The Search is the latest output of a woman at the height of her considerable powers, the greatest of which must be her ability to just write. By the criteria of commercial success (400 million books in print) and sheer productivity (The Search is one of six books she will publish this year, in addition to the 165-plus she has written since 1979), Nora Roberts is practically matchless. What’s more, while the likes of hyper-prolific James Patterson are abetted by factories of minions, Roberts appears to do it all by herself.


And what does she do? In this case, tells an erudite and compelling story that is surprisingly neat; it is unusual to find a drama-thriller of nearly 500 pages that could not have done with a little fat trimmed, but in the case of The Search, any downtime in the plot, such as a mid-point visit to a spa retreat by the heroine and her girlfriends, is used to add emotional heft, and is the one of the reasons the book succeeds.


This heroine is Fiona Bristow, and the descriptor is accurate in more than a literary sense. Eight years before the start of the book, she was the only one of a dozen women to escape from the clutches of a serial killer nicknamed the Red Scarf Killer. The offender, George Perry, was eventually incarcerated, but not before taking his revenge on Fiona by murdering her policeman fiance.

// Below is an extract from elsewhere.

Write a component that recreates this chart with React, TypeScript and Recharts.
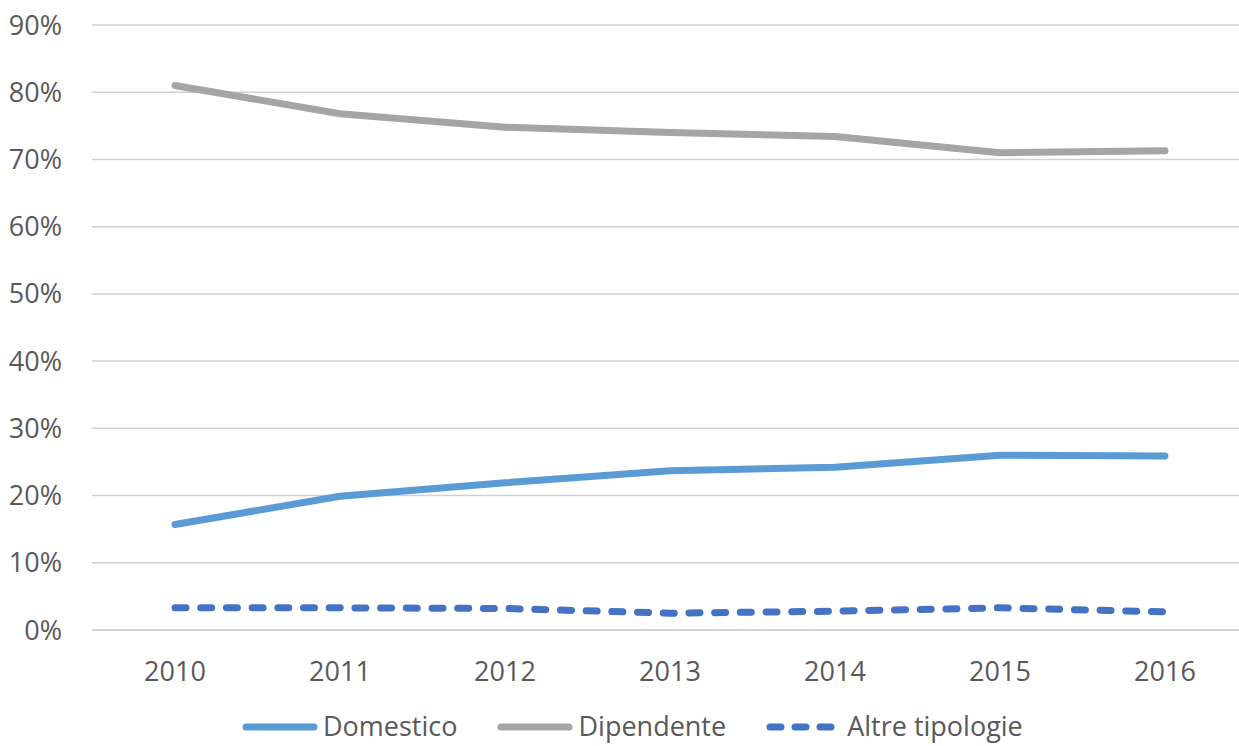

Fiona has since retreated to Orcas Island, a remote area in the US northwest. At 29, she lives a quiet life, running a canine rescue centre that tracks dogs to train missing persons, and teaching classes to domestic dog owners on the side. She has a close-knit group of friends and a great bond with and passion for animals, but a subterranean wound festers in her inner life, and with two events – the emergence of an apparent RSK copycat killer, and the arrival of an enigmatic, eligible furniture-maker – the wound is suddenly exposed.


Fiona first encounters the bachelor craftsman, Simon Doyle, when he brings his puppy for training. The pair’s initial mutual distrust, followed by will-they-won’t-they tension, adds a frisson to the first half of the book and pays dividends in the second, as the suspense, both emotional and criminal, is ratcheted up. (On a side note, Roberts does the notoriously tricky literary sex scene rather well.)


Roberts expends substantial creative energy on luring us into Fiona’s world, and when a writer has the skill to make her readers care about her invented populace as much as she does, she must have a similar facility with plotting, or it’s all for nought.

Happily, Roberts has this in spades. That there will be some kind of showdown involving Fiona, Perry and the mystery killer seems likely, and what does happen is both unexpected and immensely satisfying. The Search, peopled as it is with slightly eccentric figures, is absorbing not only for its storyline but also the relationships that form and deepen.


Roberts reportedly does much of her research via the internet due to a great aversion to flying; that she may never have been to Washington or spent time with K-9 squads is undetectable. The level of detail and deftness of touch are to be savoured. In Fiona and her creator, two masters are at work.